(Records provided):
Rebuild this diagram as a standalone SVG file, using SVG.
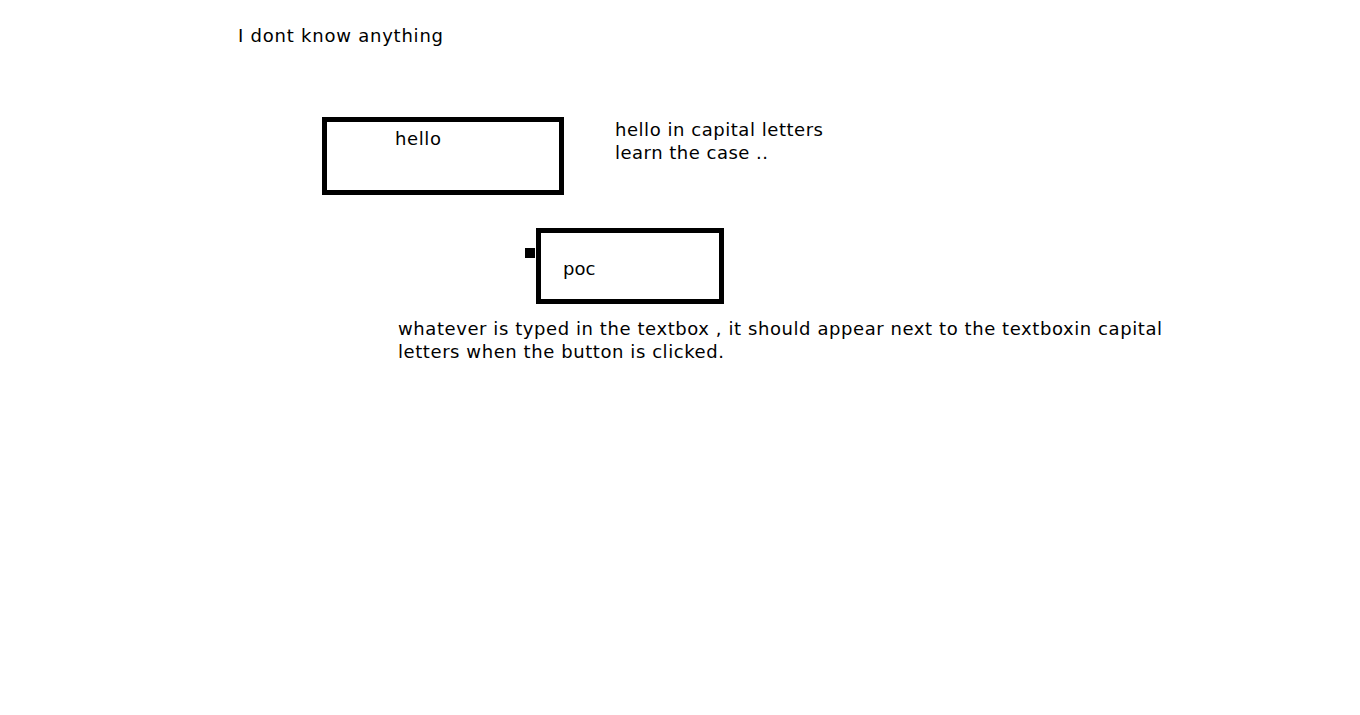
<svg xmlns="http://www.w3.org/2000/svg" width="1360" height="715" viewBox="0 0 1360 715">
<style>
text{font-family:"DejaVu Sans",Verdana,sans-serif;font-size:18px;fill:#000}
.box{fill:#fff;stroke:#000;stroke-width:5}
</style>
<rect width="1360" height="715" fill="#fff"/>
<g id="title"><text x="238" y="42" textLength="205" lengthAdjust="spacing">I dont know anything</text></g>
<g id="hello-box"><rect class="box" x="324.5" y="119.5" width="237" height="73"/><text x="395" y="145" textLength="46" lengthAdjust="spacing">hello</text></g>
<g id="hello-note"><text x="615" y="136" textLength="208" lengthAdjust="spacing">hello in capital letters</text><text x="615" y="159" textLength="153" lengthAdjust="spacing">learn the case ..</text></g>
<g id="poc-box"><rect class="box" x="538.5" y="230.5" width="183" height="71"/><rect x="525" y="248" width="10" height="10" fill="#000"/><text x="563" y="275">poc</text></g>
<g id="description"><text x="398" y="335" textLength="764" lengthAdjust="spacing">whatever is typed in the textbox , it should appear next to the textboxin capital</text><text x="398" y="358" textLength="326" lengthAdjust="spacing">letters when the button is clicked.</text></g>
<g id="connectors"/>
</svg>
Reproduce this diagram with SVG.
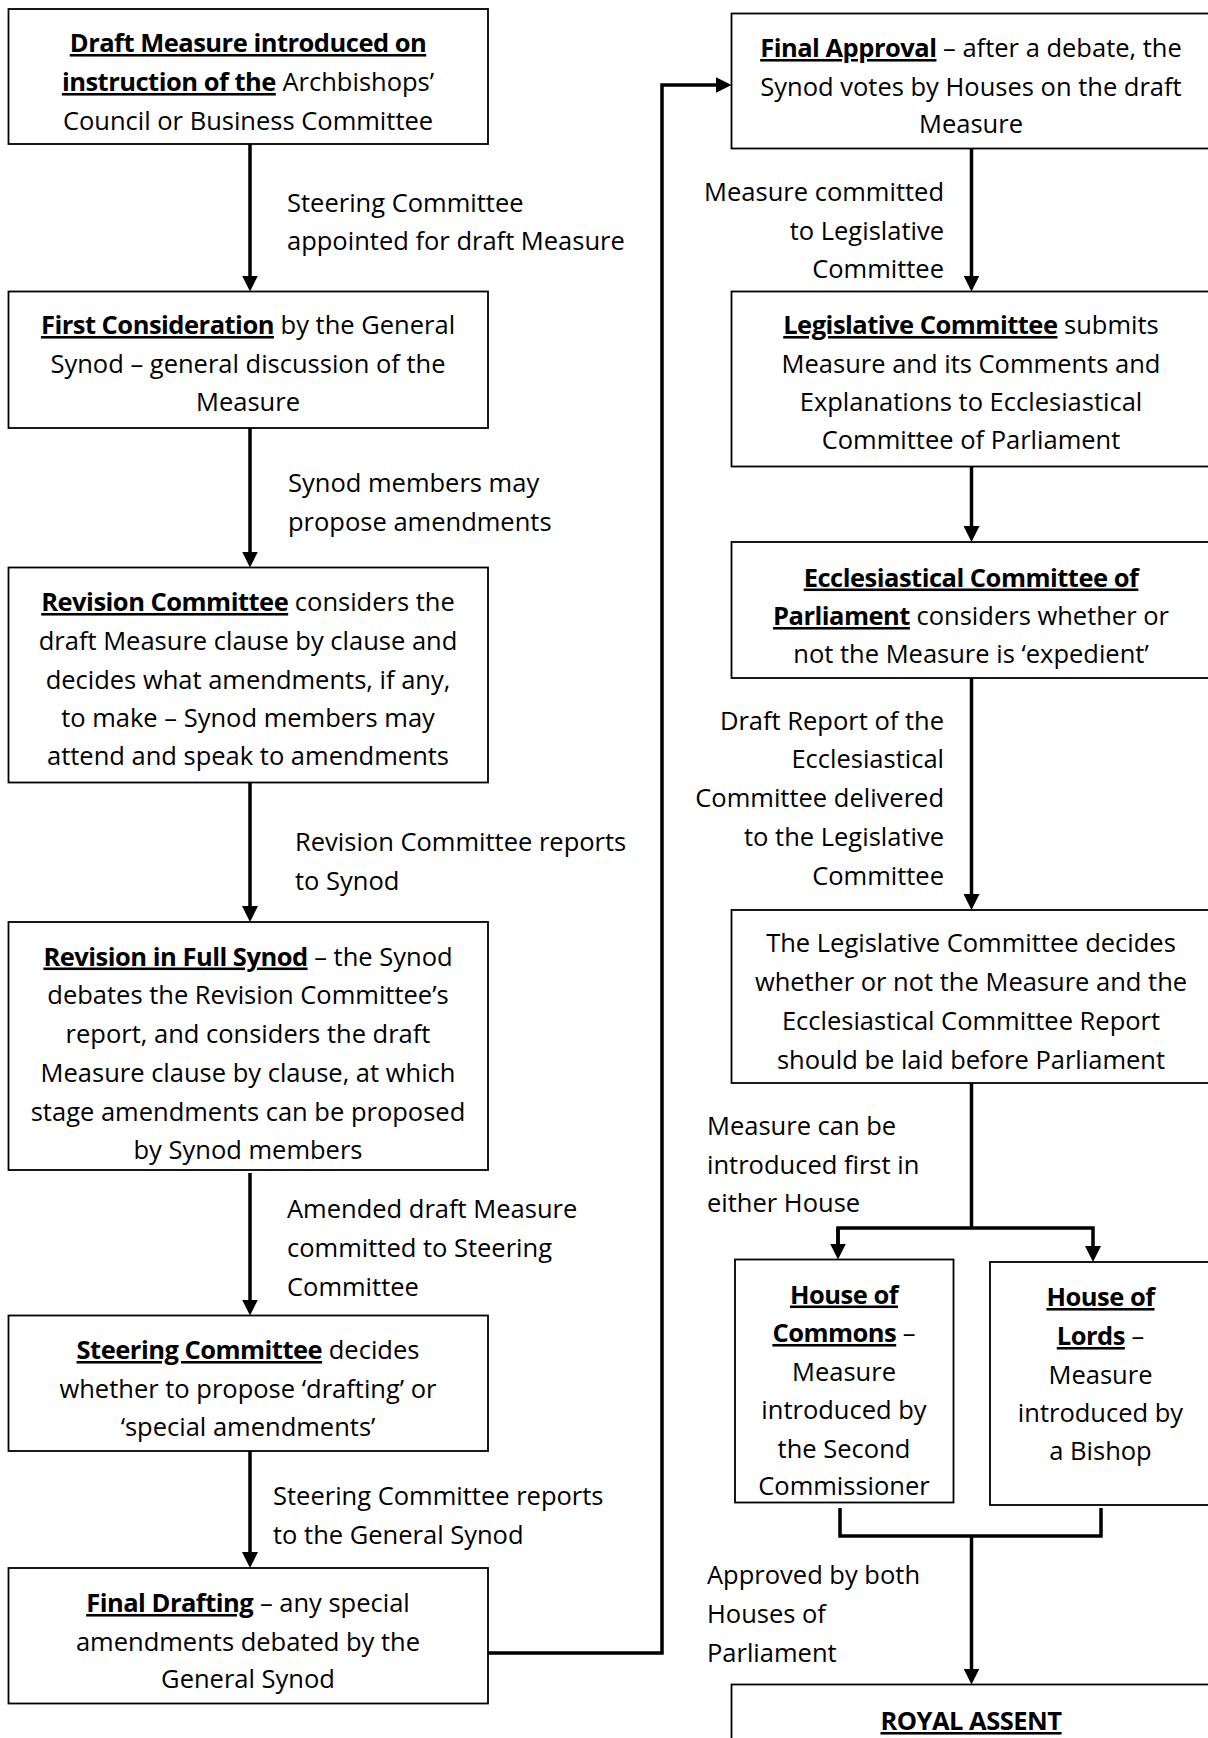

(Request): State how many lines of the listing above include the word "this". Give nothing but the number.

(Task result): 2